Slowing Down Forgetting in Continual Learning
Pascal Janetzky, Tobias Schlagenhauf, Stefan Feuerriegel
TL;DR
The paper addresses catastrophic forgetting in continual learning by introducing ReCL, a memory-free framework that leverages the implicit bias of gradient-based optimization toward margin-maximization points to reconstruct past task data from the current model. It then merges these reconstructed samples with the current task data to slow forgetting, and is designed to be compatible with existing CL methods. Across class- and domain-incremental scenarios on MNIST, CIFAR-10, and TinyImageNet, ReCL yields consistent improvements in ACC while reducing forgetting (BWT), including gains on non-homogeneous architectures.
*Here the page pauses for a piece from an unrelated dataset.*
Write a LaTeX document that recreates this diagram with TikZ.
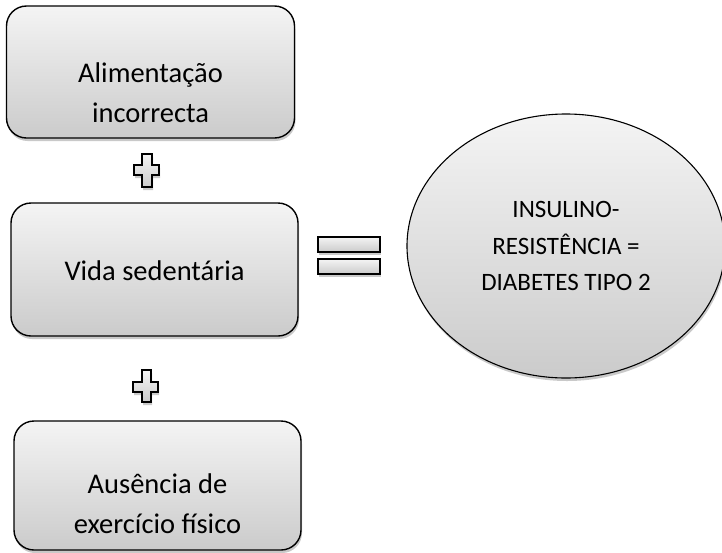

The approach offers a practical, flexible memory-buffer alternative that scales to large datasets and real-world streaming settings, with strong empirical support and theoretical grounding in dataset reconstruction from trained models.
Abstract
A common challenge in continual learning (CL) is catastrophic forgetting, where the performance on old tasks drops after new, additional tasks are learned. In this paper, we propose a novel framework called ReCL to slow down forgetting in CL. Our framework exploits an implicit bias of gradient-based neural networks due to which these converge to margin maximization points. Such convergence points allow us to reconstruct old data from previous tasks, which we then combine with the current training data. Our framework is flexible and can be applied on top of existing, state-of-the-art CL methods. We further demonstrate the performance gain from our framework across a large series of experiments, including two challenging CL scenarios (class incremental and domain incremental learning), different datasets (MNIST, CIFAR10, TinyImagenet), and different network architectures. Across all experiments, we find large performance gains through ReCL. To the best of our knowledge, our framework is the first to address catastrophic forgetting by leveraging models in CL as their own memory buffers.